LNG carrier and containership ordering continue to create incredible records. The two ship types have dominated yard contracts for the last two years, sending pricing to all-time highs, and promising to overhaul their fleets in the coming years.

During the last 10 quarters, 8.61m teu worth of containerships have been contracted, matching the level contracted during the preceding 30 quarters, according to new data from shipping organisation BIMCO.

The orderbook has now increased for 10 straight quarters, reaching a new record high in each of the last four quarters, and at 7.54m teu it now equals 28.9% of the existing fleet, with BIMCO, having taken scrapping into account, predicting the global box fleet will shortly exceed 30m teu for the first time, up 16% compared to today.

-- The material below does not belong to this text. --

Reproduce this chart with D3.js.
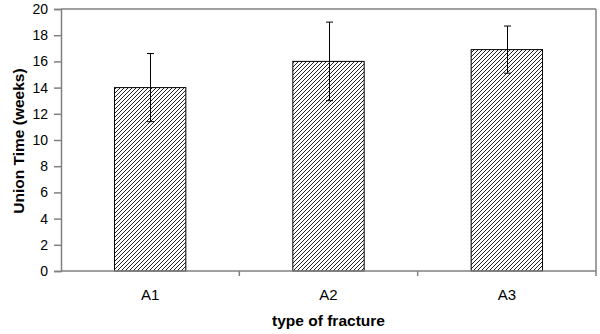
<!DOCTYPE html>
<html><head><meta charset="utf-8">
<script src="https://cdn.jsdelivr.net/npm/d3@7"></script>
<style>body{margin:0;background:#fff}svg{display:block}text{font-family:"Liberation Sans",Arial,sans-serif}</style>
</head><body><svg id="c" width="600" height="334"></svg>
<script>
const categories = ["A1", "A2", "A3"];
const values = [14.0, 16.0, 16.9];
const errors = [2.6, 3.0, 1.8];
const yTicks = [0, 2, 4, 6, 8, 10, 12, 14, 16, 18, 20];
const xTitle = "type of fracture";
const yTitle = "Union Time (weeks)";

const svg = d3.select("#c");
const m = {l: 61, r: 596, t: 9, b: 271};
const x = d3.scaleBand().domain(categories).range([m.l, m.r]).padding(0);
const y = d3.scaleLinear().domain([0, 20]).range([m.b, m.t]);
const axisCol = "#808080";

const defs = svg.append("defs");
const pat = defs.append("pattern").attr("id", "hatch").attr("patternUnits", "userSpaceOnUse")
  .attr("width", 4).attr("height", 4);
pat.append("rect").attr("width", 4).attr("height", 4).attr("fill", "#fff");
pat.append("path").attr("d", "M-1,1 l2,-2 M0,4 l4,-4 M3,5 l2,-2").attr("stroke", "#222").attr("stroke-width", 1);

// frame top and right
svg.append("line").attr("x1", m.l).attr("x2", m.r).attr("y1", m.t).attr("y2", m.t).attr("stroke", axisCol).attr("stroke-width", 1.5);
svg.append("line").attr("x1", m.r).attr("x2", m.r).attr("y1", m.t).attr("y2", m.b).attr("stroke", axisCol).attr("stroke-width", 1.5);

const bw = x.bandwidth() * 0.4;
const g = svg.append("g");
g.selectAll("rect.bar").data(values).join("rect").attr("class", "bar")
  .attr("x", (d, i) => x(categories[i]) + (x.bandwidth() - bw) / 2)
  .attr("width", bw)
  .attr("y", d => y(d))
  .attr("height", d => y(0) - y(d))
  .attr("fill", "url(#hatch)").attr("stroke", "#000").attr("stroke-width", 1);

// error bars
const eb = svg.append("g").attr("stroke", "#000").attr("stroke-width", 1);
values.forEach((v, i) => {
  const cx = Math.round(x(categories[i]) + x.bandwidth() / 2) + 0.5;
  eb.append("line").attr("x1", cx).attr("x2", cx).attr("y1", y(v + errors[i])).attr("y2", y(v - errors[i]));
  [v + errors[i], v - errors[i]].forEach(e => {
    eb.append("line").attr("x1", cx - 3.5).attr("x2", cx + 3.5).attr("y1", y(e)).attr("y2", y(e));
  });
});

// y axis
const ya = svg.append("g").attr("transform", `translate(${m.l},0)`)
  .call(d3.axisLeft(y).tickValues(yTicks).tickSize(7).tickPadding(6));
ya.select(".domain").attr("stroke", axisCol).attr("stroke-width", 1.5);
ya.selectAll(".tick line").attr("stroke", axisCol).attr("stroke-width", 1.5);
ya.selectAll(".tick text").attr("font-size", 14).attr("fill", "#000").attr("font-family", "Liberation Sans, Arial, sans-serif");

// x axis
svg.append("line").attr("x1", m.l).attr("x2", m.r).attr("y1", m.b).attr("y2", m.b).attr("stroke", axisCol).attr("stroke-width", 1.5);
const bounds = categories.map(c => x(c)).concat([m.r]).slice(1);
svg.selectAll("line.xt").data(bounds).join("line").attr("class", "xt")
  .attr("x1", d => d).attr("x2", d => d).attr("y1", m.b).attr("y2", m.b + 5)
  .attr("stroke", axisCol).attr("stroke-width", 1.5);
svg.selectAll("text.xl").data(categories).join("text").attr("class", "xl")
  .attr("x", d => x(d) + x.bandwidth() / 2).attr("y", 300)
  .attr("text-anchor", "middle").attr("font-size", 15).text(d => d);

svg.append("text").attr("x", (m.l + m.r) / 2).attr("y", 326).attr("text-anchor", "middle")
  .attr("font-size", 15.5).attr("font-weight", "bold").text(xTitle);
svg.append("text").attr("transform", `translate(24,${(m.t + m.b) / 2 + 1}) rotate(-90)`)
  .attr("text-anchor", "middle").attr("font-size", 15.5).attr("font-weight", "bold").text(yTitle);
</script></body></html>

The extreme ordering by containership and gas carrier owners has elbowed out tanker and dry bulk firms from renewing their fleets, but this could be about to change.

Brokers Braemar have noted how LNG newbuild prices have hit record highs at $259.5m for a standard ship, a figure that is now turning some owners away from ordering more.

Braemar’s latest LNG market report noted signs of less orders in recent weeks due to a lull in project final investment decisions and today’s high prices are also reducing speculative ordering.

Braemar is forecasting the global LNG fleet will expand by a massive 36% between now and 2027.